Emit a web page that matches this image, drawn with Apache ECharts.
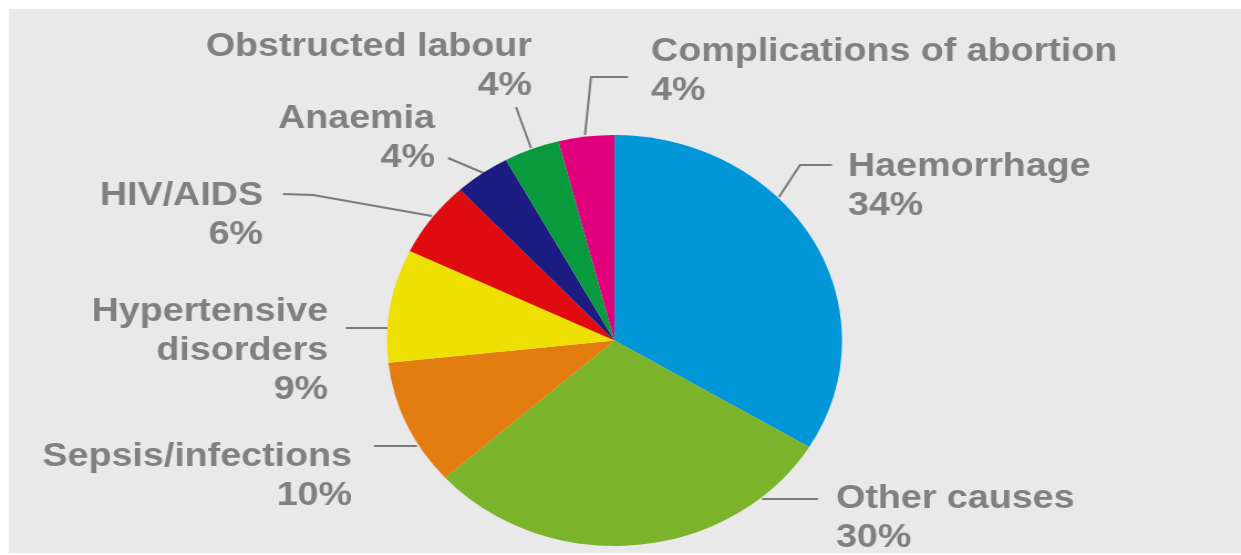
<!DOCTYPE html>
<html>
<head>
<meta charset="utf-8">
<title>Causes of maternal deaths</title>
<script src="https://cdn.jsdelivr.net/npm/echarts@6/dist/echarts.min.js"></script>
<style>
  html, body { margin: 0; padding: 0; background: #ffffff; overflow: hidden; }
  /* The figure is drawn slightly wide: the whole canvas is stretched horizontally */
  #chart { width: 1121px; height: 555px; transform: scaleX(1.107); transform-origin: 0 0; }
</style>
</head>
<body>
<div id="chart"></div>
<script>
// Causes of maternal deaths, share in percent
const categories = [
  'Haemorrhage',
  'Other causes',
  'Sepsis/infections',
  'Hypertensive\ndisorders',
  'HIV/AIDS',
  'Anaemia',
  'Obstructed labour',
  'Complications of abortion'
];
const shares = [34, 30, 10, 9, 6, 4, 4, 4];
const colors = ['#0096d7', '#7bb32b', '#e47d10', '#efe004', '#e00b0e', '#1b1b82', '#0a9a3e', '#e0007b'];

// Horizontal stretch applied to the chart container
const SX = 1.107;

// Where each label sits (page pixels) and the path of its leader line
const labelPlaces = [
  { x: 848, top: 147, align: 'left',  line: [[779, 197], [800, 165], [832, 165]] },
  { x: 836, top: 479, align: 'left',  line: [[762, 499], [818, 499]] },
  { x: 352, top: 437, align: 'right', line: [[417, 446], [374, 446]] },
  { x: 328, top: 292, align: 'right', line: [[389, 328], [346, 328]] },
  { x: 263, top: 176, align: 'right', line: [[432, 216], [313, 195], [283, 194]] },
  { x: 435, top: 99,  align: 'right', line: [[486, 174], [448, 158]] },
  { x: 532, top: 27,  align: 'right', line: [[531, 148], [516, 107]] },
  { x: 651, top: 32,  align: 'left',  line: [[585, 135], [591, 77], [628, 77]] }
];

const chart = echarts.init(document.getElementById('chart'), null, { renderer: 'canvas' });

const option = {
  animation: false,
  backgroundColor: 'transparent',
  graphic: [{
    type: 'rect',
    z: -10,
    silent: true,
    shape: { x: 9 / SX, y: 9, width: (1241 - 9) / SX, height: 544 },
    style: { fill: '#e9e9e9' }
  }],
  series: [{
    type: 'pie',
    center: [614.5 / SX, 340.5],
    radius: 205.5,
    startAngle: 90,
    clockwise: true,
    avoidLabelOverlap: false,
    silent: true,
    emphasis: { disabled: true },
    itemStyle: { borderWidth: 0 },
    label: {
      show: true,
      formatter: p => p.name + '\n' + p.value + '%',
      color: '#808080',
      fontFamily: 'Liberation Sans, Arial, sans-serif',
      fontWeight: 'bold',
      fontSize: 34,
      lineHeight: 39
    },
    labelLine: {
      show: true,
      lineStyle: { color: '#7a7a7a', width: 2 }
    },
    labelLayout: params => {
      const L = labelPlaces[params.dataIndex];
      return {
        x: L.x / SX,
        y: L.top,
        align: L.align,
        verticalAlign: 'top',
        labelLinePoints: L.line.map(([x, y]) => [x / SX, y])
      };
    },
    data: categories.map((name, i) => ({
      name: name,
      value: shares[i],
      itemStyle: { color: colors[i] }
    }))
  }]
};

chart.setOption(option);
</script>
</body>
</html>
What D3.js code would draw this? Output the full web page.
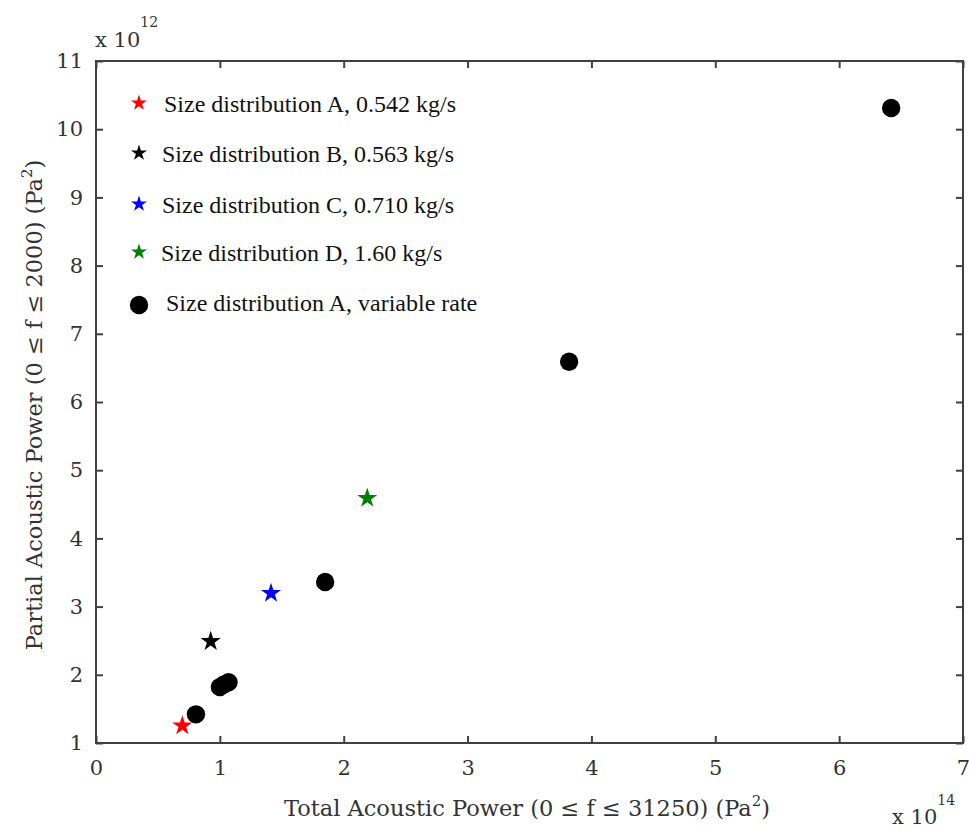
┄┄┄┄┄┄┄┄┄┄
## GIVEN REQUEST
Output the lines above in full and exactly as given, omitting any pictures.

## ANSWER FOR THIS EXERCISE
Emit a web page that matches this image, drawn with Apache ECharts.
<!DOCTYPE html>
<html>
<head>
<meta charset="utf-8">
<title>Causes of maternal deaths</title>
<script src="https://cdn.jsdelivr.net/npm/echarts@6/dist/echarts.min.js"></script>
<style>
  html, body { margin: 0; padding: 0; background: #ffffff; overflow: hidden; }
  /* The figure is drawn slightly wide: the whole canvas is stretched horizontally */
  #chart { width: 1121px; height: 555px; transform: scaleX(1.107); transform-origin: 0 0; }
</style>
</head>
<body>
<div id="chart"></div>
<script>
// Causes of maternal deaths, share in percent
const categories = [
  'Haemorrhage',
  'Other causes',
  'Sepsis/infections',
  'Hypertensive\ndisorders',
  'HIV/AIDS',
  'Anaemia',
  'Obstructed labour',
  'Complications of abortion'
];
const shares = [34, 30, 10, 9, 6, 4, 4, 4];
const colors = ['#0096d7', '#7bb32b', '#e47d10', '#efe004', '#e00b0e', '#1b1b82', '#0a9a3e', '#e0007b'];

// Horizontal stretch applied to the chart container
const SX = 1.107;

// Where each label sits (page pixels) and the path of its leader line
const labelPlaces = [
  { x: 848, top: 147, align: 'left',  line: [[779, 197], [800, 165], [832, 165]] },
  { x: 836, top: 479, align: 'left',  line: [[762, 499], [818, 499]] },
  { x: 352, top: 437, align: 'right', line: [[417, 446], [374, 446]] },
  { x: 328, top: 292, align: 'right', line: [[389, 328], [346, 328]] },
  { x: 263, top: 176, align: 'right', line: [[432, 216], [313, 195], [283, 194]] },
  { x: 435, top: 99,  align: 'right', line: [[486, 174], [448, 158]] },
  { x: 532, top: 27,  align: 'right', line: [[531, 148], [516, 107]] },
  { x: 651, top: 32,  align: 'left',  line: [[585, 135], [591, 77], [628, 77]] }
];

const chart = echarts.init(document.getElementById('chart'), null, { renderer: 'canvas' });

const option = {
  animation: false,
  backgroundColor: 'transparent',
  graphic: [{
    type: 'rect',
    z: -10,
    silent: true,
    shape: { x: 9 / SX, y: 9, width: (1241 - 9) / SX, height: 544 },
    style: { fill: '#e9e9e9' }
  }],
  series: [{
    type: 'pie',
    center: [614.5 / SX, 340.5],
    radius: 205.5,
    startAngle: 90,
    clockwise: true,
    avoidLabelOverlap: false,
    silent: true,
    emphasis: { disabled: true },
    itemStyle: { borderWidth: 0 },
    label: {
      show: true,
      formatter: p => p.name + '\n' + p.value + '%',
      color: '#808080',
      fontFamily: 'Liberation Sans, Arial, sans-serif',
      fontWeight: 'bold',
      fontSize: 34,
      lineHeight: 39
    },
    labelLine: {
      show: true,
      lineStyle: { color: '#7a7a7a', width: 2 }
    },
    labelLayout: params => {
      const L = labelPlaces[params.dataIndex];
      return {
        x: L.x / SX,
        y: L.top,
        align: L.align,
        verticalAlign: 'top',
        labelLinePoints: L.line.map(([x, y]) => [x / SX, y])
      };
    },
    data: categories.map((name, i) => ({
      name: name,
      value: shares[i],
      itemStyle: { color: colors[i] }
    }))
  }]
};

chart.setOption(option);
</script>
</body>
</html>
What D3.js code would draw this? Output the full web page.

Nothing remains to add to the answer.